* TASK BRIEF
Set the lines down again exactly, first line through the line that contains "(8,22) rectangle (945,1337);", with no pictures.

* DATA EXCERPT
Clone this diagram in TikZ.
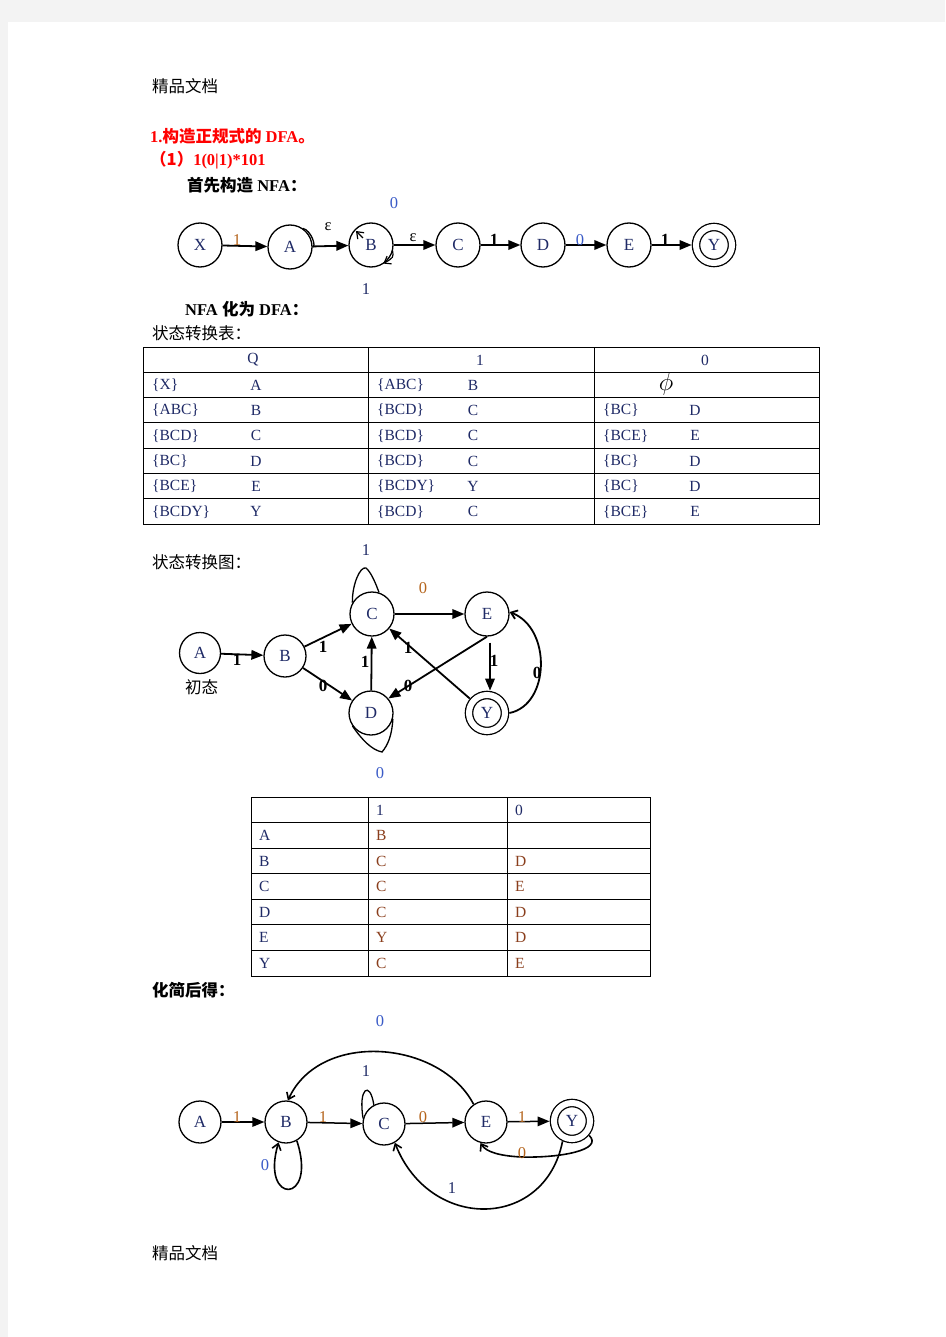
\documentclass[tikz,border=0pt]{standalone}
\usepackage{fontspec}
\setmainfont{Liberation Serif}
\newfontfamily\cjk{Noto Sans CJK SC}
\usetikzlibrary{arrows.meta}
\newcommand\setpt[1]{\fontsize{#1}{#1}\selectfont}
\definecolor{pagegrey}{HTML}{F3F3F3}
\definecolor{navy}{HTML}{1F2A66}
\definecolor{ochre}{HTML}{B5651D}
\definecolor{zeroblue}{HTML}{3A5BC7}
\definecolor{cellbrown}{HTML}{8A3E1C}
\tikzset{
  txt/.style={anchor=west, inner sep=0pt, font=\setpt{16.5}},
  state/.style={circle, draw, line width=1.3pt, minimum size=44pt, inner sep=0pt, text=navy, font=\setpt{17}},
  accept/.style={state, minimum size=36pt, double, double distance=6pt, outer sep=4.4pt},
  trans/.style={-{Triangle[length=12pt,width=9.5pt]}, line width=1.8pt},
  barb/.style={-{Straight Barb[length=6pt,width=9pt]}, line width=1.6pt},
  loopline/.style={line width=1.3pt},
  lab/.style={inner sep=1pt, font=\setpt{16.5}},
  blab/.style={inner sep=1pt, font=\setpt{17}\bfseries},
  gridline/.style={line width=1pt},
  cell/.style={anchor=west, inner sep=0pt, text=navy, font=\setpt{15.5}},
  mid/.style={inner sep=0pt, text=navy, font=\setpt{15.5}}
}

\begin{document}
\begin{tikzpicture}[x=1pt,y=-1pt]
\useasboundingbox (0,0) rectangle (945,1337);
\fill[pagegrey] (0,0) rectangle (945,1337);
\fill[white] (8,22) rectangle (945,1337);

% headings
\node[txt] (hdr) at (152,86) {\cjk 精品文档};
\node[txt, text=red] (title) at (150,136) {\bfseries 1.{\cjk 构造正规式的} DFA{\cjk 。}};
\node[txt, text=red] (sub) at (150,160) {\bfseries{\cjk （1）}1(0|1)*101};
\node[txt] (nfahead) at (187,185) {\bfseries{\cjk 首先构造} NFA{\cjk ：}};

% NFA
\node[state] (X) at (200,245) {X};
\node[state] (A) at (290,247) {A};
\node[state] (B) at (371,245) {B};
\node[state] (C) at (458,245) {C};
\node[state] (D) at (543,245) {D};
\node[state] (E) at (629,245) {E};
\node[accept] (Y) at (714,245) {Y};
\foreach \a/\b in {X/A,A/B,B/C,C/D,D/E,E/Y}
  \draw[trans] (\a) -- (\b);
\draw[loopline] (A.55) .. controls ([shift={(4,-2)}]A.40) and ([shift={(4,2)}]A.5) .. (A.0);
\draw[barb, line width=1.2pt] ([shift={(8,9)}]B.135) -- ([shift={(1,2)}]B.135);
\draw[barb, line width=1.2pt] ([shift={(1,-4)}]B.-25) .. controls ([shift={(2,3)}]B.-25) .. ([shift={(-5,4)}]B.-40);
\node[lab, text=ochre] (nx) at (237,240) {1};
\node[lab] (ne1) at (328,227) {ε};
\node[lab, text=zeroblue] (nb0) at (394,203) {0};
\node[lab, text=navy] (nb1) at (366,289) {1};
\node[lab] (ne2) at (413,238) {ε};
\node[blab] (nc) at (494,240) {1};
\node[lab, text=zeroblue] (nd) at (580,240) {0};
\node[blab] (ne) at (665,240) {1};

\node[txt] (convhead) at (185,309) {\bfseries NFA {\cjk 化为} DFA{\cjk ：}};
\node[txt] (tabhead) at (152,333) {\cjk 状态转换表：};

% subset table
\draw[gridline] (143,347) rectangle (819,524);
\foreach \r in {1,...,6}
  \draw[gridline] (143,{347+25.3*\r}) -- (819,{347+25.3*\r});
\foreach \c in {368,594}
  \draw[gridline] (\c,347) -- (\c,524);
\node[mid] (hq) at (253,360) {Q};
\node[mid] (h1) at (480,360) {1};
\node[mid] (h0) at (705,360) {0};
\foreach \sa/\la/\sb/\lb/\sc/\lc [count=\i] in {
    {\{X\}}/A/{\{ABC\}}/B/{}/{},
    {\{ABC\}}/B/{\{BCD\}}/C/{\{BC\}}/D,
    {\{BCD\}}/C/{\{BCD\}}/C/{\{BCE\}}/E,
    {\{BC\}}/D/{\{BCD\}}/C/{\{BC\}}/D,
    {\{BCE\}}/E/{\{BCDY\}}/Y/{\{BC\}}/D,
    {\{BCDY\}}/Y/{\{BCD\}}/C/{\{BCE\}}/E} {
  \node[cell] (sa\i) at (152,{347+25.3*\i+13}) {\sa};
  \node[mid] (la\i) at (256,{347+25.3*\i+13}) {\la};
  \node[cell] (sb\i) at (377,{347+25.3*\i+13}) {\sb};
  \node[mid] (lb\i) at (473,{347+25.3*\i+13}) {\lb};
  \node[cell] (sc\i) at (603,{347+25.3*\i+13}) {\sc};
  \node[mid] (lc\i) at (695,{347+25.3*\i+13}) {\lc};
}
\node[mid, text=black, font=\setpt{26}] (empty) at (666,384) {$\phi$};

% DFA
\node[txt] (dfahead) at (152,562) {\cjk 状态转换图：};
\node[state, minimum size=41pt] (DA) at (200,653) {A};
\node[state, minimum size=42pt] (DB) at (285,656) {B};
\node[state] (DC) at (372,614) {C};
\node[state] (DE) at (487,614) {E};
\node[state] (DD) at (371,713) {D};
\node[accept] (DY) at (487,713) {Y};
\node[txt] (init) at (185,687) {\cjk 初态};
\draw[trans] (DA) -- (DB);
\draw[trans] (DB) -- (DC);
\draw[trans] (DB) -- (DD);
\draw[trans] (DD) -- (DC);
\draw[trans] (DC) -- (DE);
\draw[trans] (DE.south) -- (DD.40);
\draw[trans] (DY.140) -- (DC.-40);
\draw[trans, shorten <=6pt] ([xshift=3pt]DE.south) -- ([xshift=3pt]DY.north);
\draw[barb, line width=1.8pt] (DY.east) .. controls (550,705) and (552,628) .. (DE.5);
\draw[loopline] (DC.150) .. controls (352,585) and (360,566) .. (366,568)
  .. controls (371,572) and (376,584) .. (DC.72);
\draw[loopline] (DD.215) .. controls (362,740) and (372,750) .. (382,752)
  .. controls (388,745) and (392,735) .. (DD.-15);
\node[blab] (dab) at (237,660) {1};
\node[blab] (dbc) at (323,647) {1};
\node[blab] (dbd) at (323,686) {0};
\node[blab] (ddc) at (365,662) {1};
\node[lab, text=ochre] (dce) at (423,588) {0};
\node[lab, text=navy] (dcc) at (366,550) {1};
\node[lab, text=zeroblue] (ddd) at (380,773) {0};
\node[blab] (dyc) at (408,648) {1};
\node[blab] (ded) at (408,686) {0};
\node[blab] (dey) at (494,661) {1};
\node[blab] (dye) at (537,673) {0};

% DFA table
\draw[gridline] (251,797) rectangle (650,976);
\foreach \r in {1,...,6}
  \draw[gridline] (251,{797+25.57*\r}) -- (650,{797+25.57*\r});
\foreach \c in {368,507}
  \draw[gridline] (\c,797) -- (\c,976);
\node[cell] (g1) at (376,810) {1};
\node[cell] (g0) at (515,810) {0};
\foreach \p/\q/\z [count=\i] in {A/B/{},B/C/D,C/C/E,D/C/D,E/Y/D,Y/C/E} {
  \node[cell] (gp\i) at (259,{797+25.57*\i+13}) {\p};
  \node[cell, text=cellbrown] (gq\i) at (376,{797+25.57*\i+13}) {\q};
  \node[cell, text=cellbrown] (gz\i) at (515,{797+25.57*\i+13}) {\z};
}

% minimized DFA
\node[txt] (minhead) at (152,990) {\bfseries\cjk 化简后得：};
\node[state, minimum size=42pt] (MA) at (200,1122) {A};
\node[state, minimum size=42pt] (MB) at (286,1122) {B};
\node[state, minimum size=42pt] (MC) at (384,1124) {C};
\node[state, minimum size=42pt] (ME) at (486,1122) {E};
\node[accept] (MY) at (572,1121) {Y};
\draw[trans, line width=1.5pt] (MA) -- (MB);
\draw[trans, line width=1.5pt] (MB) -- (MC);
\draw[trans, line width=1.5pt] (MC) -- (ME);
\draw[trans, line width=1.5pt] (ME) -- (MY);
\draw[barb] (ME.125) .. controls (440,1040) and (320,1030) .. (MB.85);
\draw[loopline] (MC.165) .. controls (358,1088) and (370,1080) .. (MC.118);
\draw[barb] (MB.-60) .. controls (318,1205) and (260,1205) .. (MB.-110);
\draw[barb] (MY.-40) .. controls (604,1150) and (560,1158) .. (522,1157)
  .. controls (500,1156) and (486,1152) .. (ME.-105);
\draw[barb] (MY.-115) .. controls (545,1230) and (430,1232) .. (MC.-60);
\node[lab, text=ochre] (mab) at (237,1117) {1};
\node[lab, text=ochre] (mbc) at (323,1117) {1};
\node[lab, text=ochre] (mce) at (423,1117) {0};
\node[lab, text=ochre] (mey) at (522,1117) {1};
\node[lab, text=zeroblue] (meb) at (380,1021) {0};
\node[lab, text=navy] (mcc) at (366,1071) {1};
\node[lab, text=zeroblue] (mbb) at (265,1165) {0};
\node[lab, text=ochre] (mye) at (522,1153) {0};
\node[lab, text=navy] (myc) at (452,1188) {1};

\node[txt] (ftr) at (152,1253) {\cjk 精品文档};
\end{tikzpicture}
\end{document}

* COMPLETE OUTPUT
Clone this diagram in TikZ.
\documentclass[tikz,border=0pt]{standalone}
\usepackage{fontspec}
\setmainfont{Liberation Serif}
\newfontfamily\cjk{Noto Sans CJK SC}
\usetikzlibrary{arrows.meta}
\newcommand\setpt[1]{\fontsize{#1}{#1}\selectfont}
\definecolor{pagegrey}{HTML}{F3F3F3}
\definecolor{navy}{HTML}{1F2A66}
\definecolor{ochre}{HTML}{B5651D}
\definecolor{zeroblue}{HTML}{3A5BC7}
\definecolor{cellbrown}{HTML}{8A3E1C}
\tikzset{
  txt/.style={anchor=west, inner sep=0pt, font=\setpt{16.5}},
  state/.style={circle, draw, line width=1.3pt, minimum size=44pt, inner sep=0pt, text=navy, font=\setpt{17}},
  accept/.style={state, minimum size=36pt, double, double distance=6pt, outer sep=4.4pt},
  trans/.style={-{Triangle[length=12pt,width=9.5pt]}, line width=1.8pt},
  barb/.style={-{Straight Barb[length=6pt,width=9pt]}, line width=1.6pt},
  loopline/.style={line width=1.3pt},
  lab/.style={inner sep=1pt, font=\setpt{16.5}},
  blab/.style={inner sep=1pt, font=\setpt{17}\bfseries},
  gridline/.style={line width=1pt},
  cell/.style={anchor=west, inner sep=0pt, text=navy, font=\setpt{15.5}},
  mid/.style={inner sep=0pt, text=navy, font=\setpt{15.5}}
}

\begin{document}
\begin{tikzpicture}[x=1pt,y=-1pt]
\useasboundingbox (0,0) rectangle (945,1337);
\fill[pagegrey] (0,0) rectangle (945,1337);
\fill[white] (8,22) rectangle (945,1337);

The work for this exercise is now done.